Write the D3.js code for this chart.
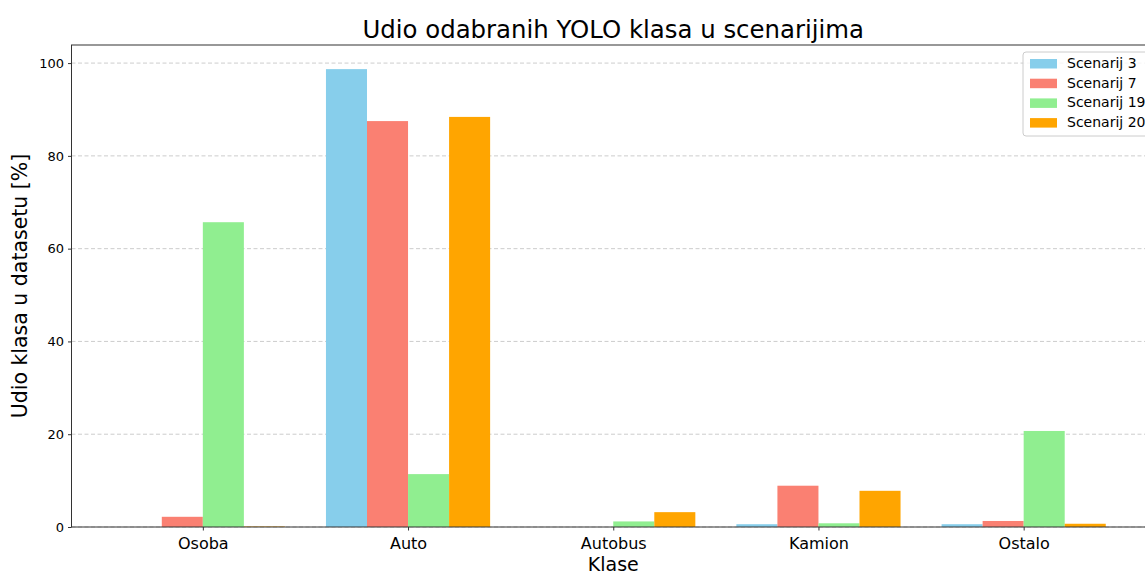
<!DOCTYPE html>
<html><head><meta charset="utf-8">
<script src="https://cdn.jsdelivr.net/npm/d3@7"></script>
<style>body{margin:0;background:#fff}svg{display:block;font-family:"DejaVu Sans",sans-serif}</style>
</head><body><svg id="c" width="1145" height="574"></svg>
<script>
const categories = ["Osoba","Auto","Autobus","Kamion","Ostalo"];
const seriesNames = ["Scenarij 3","Scenarij 7","Scenarij 19","Scenarij 20"];
const s3  = [0, 98.7, 0, 0.6, 0.6];
const s7  = [2.2, 87.5, 0, 8.9, 1.3];
const s19 = [65.7, 11.4, 1.2, 0.8, 20.7];
const s20 = [0.1, 88.4, 3.2, 7.8, 0.7];
const yTicks = [0,20,40,60,80,100];
const colors = ["#87CEEB","#FA8072","#90EE90","#FFA500"];
const series = [s3,s7,s19,s20];

const svg = d3.select("#c");
const L=71.5, R=1155, T=45, B=527;
const x = d3.scaleLinear().domain([-0.64, 4.64]).range([L,R]);
const y = d3.scaleLinear().domain([0, 103.9]).range([B,T]);
const bw = 0.2;

// grid
svg.append("g").selectAll("line").data(yTicks).join("line")
  .attr("x1",L).attr("x2",R).attr("y1",d=>y(d)).attr("y2",d=>y(d))
  .attr("stroke","#b0b0b0").attr("stroke-opacity",0.7).attr("stroke-dasharray","4,2.5").attr("stroke-width",0.9);

// bars
series.forEach((s,si)=>{
  svg.append("g").selectAll("rect").data(s).join("rect")
    .attr("x",(d,i)=>x(i+(si-2)*bw))
    .attr("width",(d,i)=>x(i+(si-1)*bw)-x(i+(si-2)*bw))
    .attr("y",d=>y(d)).attr("height",d=>y(0)-y(d))
    .attr("fill",colors[si]);
});

// axes
const yAxis = d3.axisLeft(y).tickValues(yTicks).tickSize(3.5).tickPadding(4);
const gy = svg.append("g").attr("transform",`translate(${L},0)`).call(yAxis);
gy.select(".domain").remove();
gy.selectAll("text").attr("font-size",13).attr("fill","#000").attr("font-family","DejaVu Sans");
gy.selectAll("line").attr("stroke","#333");
const xAxis = d3.axisBottom(x).tickValues(d3.range(categories.length)).tickFormat(i=>categories[i]).tickSize(3.5).tickPadding(7);
const gx = svg.append("g").attr("transform",`translate(0,${B})`).call(xAxis);
gx.select(".domain").remove();
gx.selectAll("text").attr("font-size",16).attr("fill","#000").attr("font-family","DejaVu Sans");
gx.selectAll("line").attr("stroke","#333");

// spines
svg.append("rect").attr("x",L).attr("y",T).attr("width",R-L).attr("height",B-T)
  .attr("fill","none").attr("stroke","#333").attr("stroke-width",1);

// labels
svg.append("text").attr("x",(L+R)/2).attr("y",38).attr("text-anchor","middle")
  .attr("font-size",24.4).text("Udio odabranih YOLO klasa u scenarijima");
svg.append("text").attr("x",(L+R)/2).attr("y",571).attr("text-anchor","middle")
  .attr("font-size",19).text("Klase");
svg.append("text").attr("transform",`translate(27,${(T+B)/2}) rotate(-90)`).attr("text-anchor","middle")
  .attr("font-size",20.5).text("Udio klasa u datasetu [%]");

// legend
const lg = svg.append("g").attr("transform","translate(1023,52)");
lg.append("rect").attr("x",0).attr("y",0).attr("width",140).attr("height",84).attr("rx",3)
  .attr("fill","#fff").attr("fill-opacity",0.8).attr("stroke","#ccc");
seriesNames.forEach((n,i)=>{
  lg.append("rect").attr("x",7).attr("y",7+i*19.7).attr("width",27).attr("height",9.5).attr("fill",colors[i]);
  lg.append("text").attr("x",44).attr("y",16+i*19.7).attr("font-size",14).text(n);
});
</script></body></html>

Written problem => Please restate the material above line by line, exactly, beginning at its first line and ending with the line that contains "const series = [s3,s7,s19,s20];", without any pictures.

Task answer =>
Write the D3.js code for this chart.
<!DOCTYPE html>
<html><head><meta charset="utf-8">
<script src="https://cdn.jsdelivr.net/npm/d3@7"></script>
<style>body{margin:0;background:#fff}svg{display:block;font-family:"DejaVu Sans",sans-serif}</style>
</head><body><svg id="c" width="1145" height="574"></svg>
<script>
const categories = ["Osoba","Auto","Autobus","Kamion","Ostalo"];
const seriesNames = ["Scenarij 3","Scenarij 7","Scenarij 19","Scenarij 20"];
const s3  = [0, 98.7, 0, 0.6, 0.6];
const s7  = [2.2, 87.5, 0, 8.9, 1.3];
const s19 = [65.7, 11.4, 1.2, 0.8, 20.7];
const s20 = [0.1, 88.4, 3.2, 7.8, 0.7];
const yTicks = [0,20,40,60,80,100];
const colors = ["#87CEEB","#FA8072","#90EE90","#FFA500"];
const series = [s3,s7,s19,s20];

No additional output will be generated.